- _WORK REQUIRED_
Which lines in the records below contain the word "this"? Copy each of them.

- _RECORDS_
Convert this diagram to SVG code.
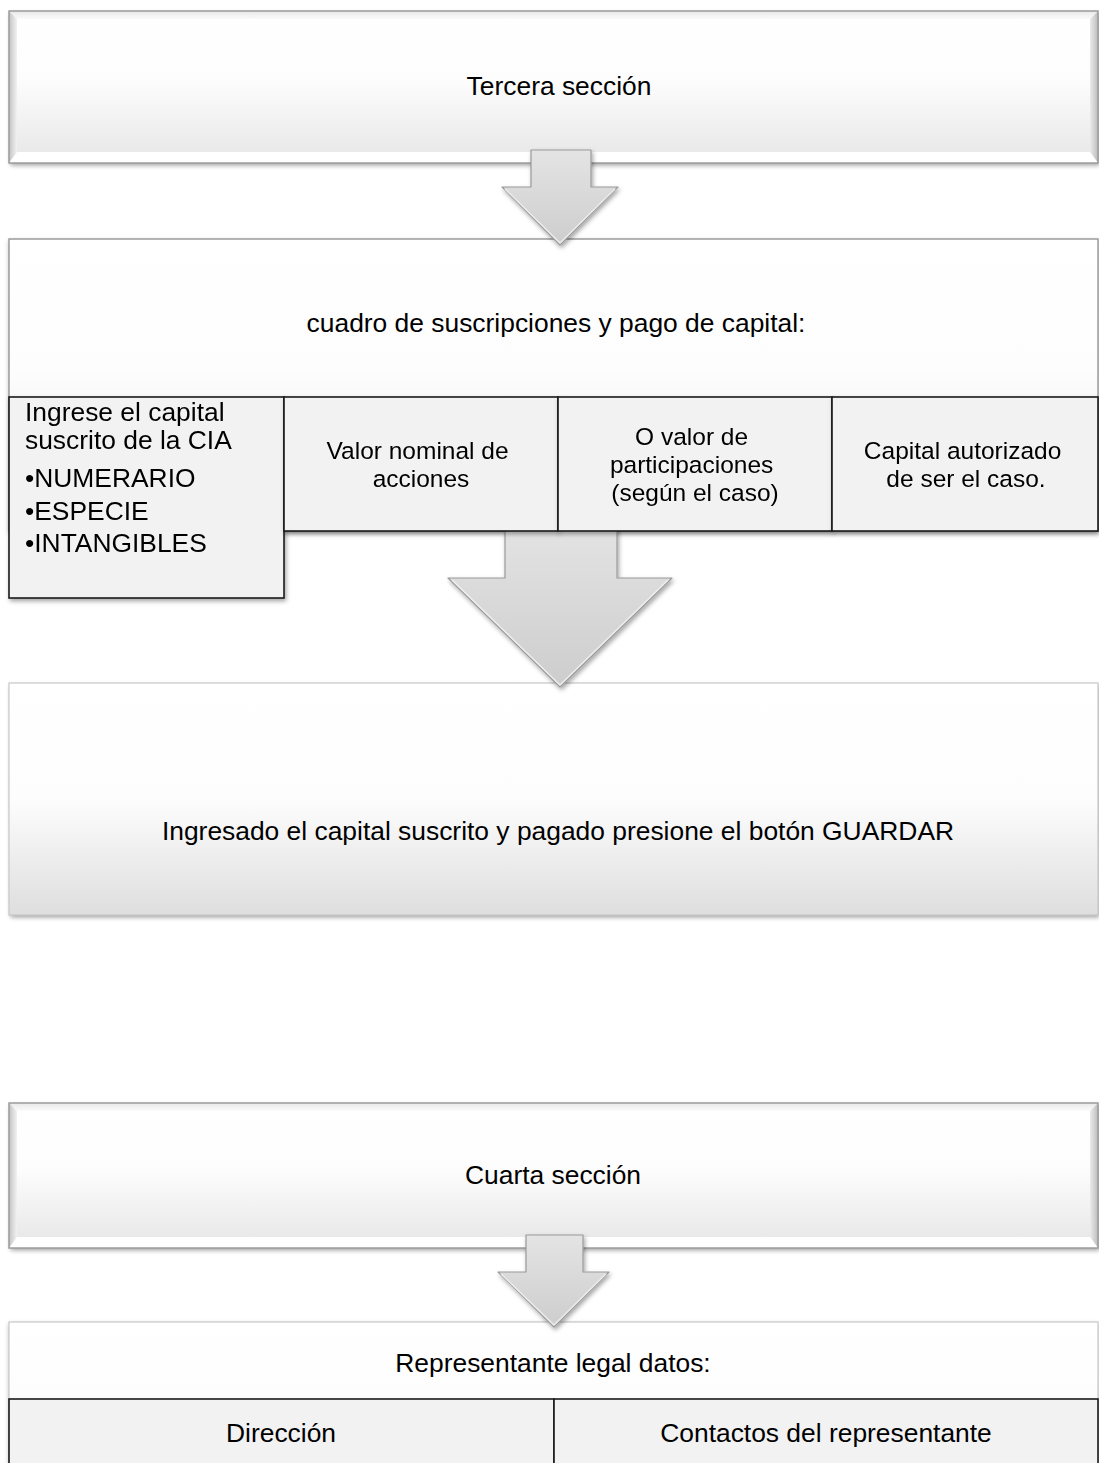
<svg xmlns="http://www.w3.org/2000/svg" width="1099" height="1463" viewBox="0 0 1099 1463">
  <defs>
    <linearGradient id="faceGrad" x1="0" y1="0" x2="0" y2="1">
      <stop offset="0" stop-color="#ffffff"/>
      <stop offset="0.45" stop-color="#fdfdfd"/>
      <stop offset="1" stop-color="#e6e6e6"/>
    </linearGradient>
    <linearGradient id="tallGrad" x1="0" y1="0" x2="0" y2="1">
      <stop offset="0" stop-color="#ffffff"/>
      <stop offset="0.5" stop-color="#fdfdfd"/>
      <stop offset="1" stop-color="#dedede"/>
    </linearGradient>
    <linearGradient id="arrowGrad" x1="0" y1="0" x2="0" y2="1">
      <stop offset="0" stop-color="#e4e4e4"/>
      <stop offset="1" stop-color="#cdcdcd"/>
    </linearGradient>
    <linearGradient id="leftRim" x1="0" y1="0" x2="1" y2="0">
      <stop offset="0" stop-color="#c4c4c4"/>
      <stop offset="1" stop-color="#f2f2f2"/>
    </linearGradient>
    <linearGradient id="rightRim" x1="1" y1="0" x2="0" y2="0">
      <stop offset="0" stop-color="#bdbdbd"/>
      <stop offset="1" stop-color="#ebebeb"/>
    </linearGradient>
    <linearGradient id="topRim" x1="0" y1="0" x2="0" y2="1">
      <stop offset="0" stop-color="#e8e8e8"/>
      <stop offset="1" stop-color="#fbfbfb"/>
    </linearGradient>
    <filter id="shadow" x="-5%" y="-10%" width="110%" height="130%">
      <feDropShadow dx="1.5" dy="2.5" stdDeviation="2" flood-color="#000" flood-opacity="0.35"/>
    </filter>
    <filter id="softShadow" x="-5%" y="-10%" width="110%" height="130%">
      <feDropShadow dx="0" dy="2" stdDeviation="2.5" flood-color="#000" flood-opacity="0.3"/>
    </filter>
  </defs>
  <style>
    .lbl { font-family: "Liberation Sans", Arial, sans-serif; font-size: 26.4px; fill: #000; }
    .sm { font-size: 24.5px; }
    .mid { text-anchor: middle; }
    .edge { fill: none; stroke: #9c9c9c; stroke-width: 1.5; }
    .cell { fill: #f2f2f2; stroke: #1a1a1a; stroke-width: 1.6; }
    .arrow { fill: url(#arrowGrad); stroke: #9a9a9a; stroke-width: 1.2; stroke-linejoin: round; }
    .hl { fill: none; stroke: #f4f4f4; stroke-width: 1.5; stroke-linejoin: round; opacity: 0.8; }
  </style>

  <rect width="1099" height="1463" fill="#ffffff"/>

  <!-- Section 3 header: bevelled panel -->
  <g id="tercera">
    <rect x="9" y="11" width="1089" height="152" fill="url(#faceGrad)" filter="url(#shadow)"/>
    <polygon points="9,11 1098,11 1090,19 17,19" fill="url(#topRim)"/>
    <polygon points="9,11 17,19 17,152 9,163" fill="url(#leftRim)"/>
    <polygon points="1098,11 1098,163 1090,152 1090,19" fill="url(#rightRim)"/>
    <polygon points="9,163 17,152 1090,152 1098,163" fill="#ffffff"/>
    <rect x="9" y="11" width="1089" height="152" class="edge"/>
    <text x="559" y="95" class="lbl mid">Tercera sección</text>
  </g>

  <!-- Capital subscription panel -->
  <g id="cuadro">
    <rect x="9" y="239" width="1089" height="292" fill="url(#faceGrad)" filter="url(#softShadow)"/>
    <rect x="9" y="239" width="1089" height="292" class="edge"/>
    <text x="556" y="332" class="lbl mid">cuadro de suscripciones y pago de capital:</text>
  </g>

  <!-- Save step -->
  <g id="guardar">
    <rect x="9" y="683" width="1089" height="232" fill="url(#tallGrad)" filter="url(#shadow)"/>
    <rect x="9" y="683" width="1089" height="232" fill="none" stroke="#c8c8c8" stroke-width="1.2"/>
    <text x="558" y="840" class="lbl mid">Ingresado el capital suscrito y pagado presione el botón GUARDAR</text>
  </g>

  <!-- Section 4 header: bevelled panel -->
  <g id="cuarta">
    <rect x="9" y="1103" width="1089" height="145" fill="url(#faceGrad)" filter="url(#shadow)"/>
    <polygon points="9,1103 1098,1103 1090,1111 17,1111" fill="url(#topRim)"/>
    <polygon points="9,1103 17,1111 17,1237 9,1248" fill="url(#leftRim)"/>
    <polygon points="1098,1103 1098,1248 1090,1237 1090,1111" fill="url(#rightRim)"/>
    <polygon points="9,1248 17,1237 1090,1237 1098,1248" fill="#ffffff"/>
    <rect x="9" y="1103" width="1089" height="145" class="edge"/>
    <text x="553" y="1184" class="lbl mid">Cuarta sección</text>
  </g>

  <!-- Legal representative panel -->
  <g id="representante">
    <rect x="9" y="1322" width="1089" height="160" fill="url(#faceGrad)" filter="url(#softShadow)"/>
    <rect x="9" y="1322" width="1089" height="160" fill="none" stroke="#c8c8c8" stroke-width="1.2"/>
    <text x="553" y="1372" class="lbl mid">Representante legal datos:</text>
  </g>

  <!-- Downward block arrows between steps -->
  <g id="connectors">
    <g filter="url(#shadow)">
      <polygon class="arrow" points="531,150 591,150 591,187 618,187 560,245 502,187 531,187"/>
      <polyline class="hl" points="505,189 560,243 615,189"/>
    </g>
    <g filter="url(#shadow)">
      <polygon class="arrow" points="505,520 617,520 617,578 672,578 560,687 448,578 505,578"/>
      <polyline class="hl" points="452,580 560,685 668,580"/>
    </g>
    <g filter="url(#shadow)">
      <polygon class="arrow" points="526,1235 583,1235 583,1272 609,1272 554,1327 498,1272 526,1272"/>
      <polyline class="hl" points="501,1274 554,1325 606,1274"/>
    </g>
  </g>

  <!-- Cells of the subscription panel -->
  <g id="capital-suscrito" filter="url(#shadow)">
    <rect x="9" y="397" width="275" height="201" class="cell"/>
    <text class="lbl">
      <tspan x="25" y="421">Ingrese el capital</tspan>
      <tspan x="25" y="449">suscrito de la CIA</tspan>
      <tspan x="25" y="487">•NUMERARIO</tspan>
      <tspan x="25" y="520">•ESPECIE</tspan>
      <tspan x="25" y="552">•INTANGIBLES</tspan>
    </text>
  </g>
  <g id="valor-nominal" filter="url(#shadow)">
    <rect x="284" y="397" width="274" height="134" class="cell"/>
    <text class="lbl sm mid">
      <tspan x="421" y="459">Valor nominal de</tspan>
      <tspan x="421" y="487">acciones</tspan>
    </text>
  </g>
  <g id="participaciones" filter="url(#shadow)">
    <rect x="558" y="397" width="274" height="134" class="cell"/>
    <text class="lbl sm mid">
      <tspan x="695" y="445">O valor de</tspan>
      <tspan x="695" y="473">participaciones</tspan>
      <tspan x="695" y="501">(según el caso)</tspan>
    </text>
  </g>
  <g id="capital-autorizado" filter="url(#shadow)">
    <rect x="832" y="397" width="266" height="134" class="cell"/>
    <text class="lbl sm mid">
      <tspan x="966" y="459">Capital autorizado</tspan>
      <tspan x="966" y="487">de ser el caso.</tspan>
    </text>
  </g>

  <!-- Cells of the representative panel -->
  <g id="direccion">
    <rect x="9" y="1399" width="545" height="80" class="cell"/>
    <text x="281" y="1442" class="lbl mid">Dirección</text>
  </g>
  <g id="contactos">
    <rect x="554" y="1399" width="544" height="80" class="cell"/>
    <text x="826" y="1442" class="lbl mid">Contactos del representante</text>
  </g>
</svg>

---

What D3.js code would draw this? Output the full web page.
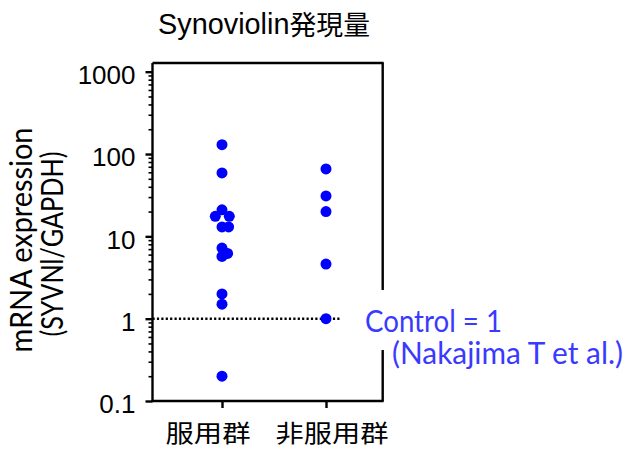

- _THE ANSWER_
Convert this diagram to SVG code.
What D3.js code would draw this? Output the full web page.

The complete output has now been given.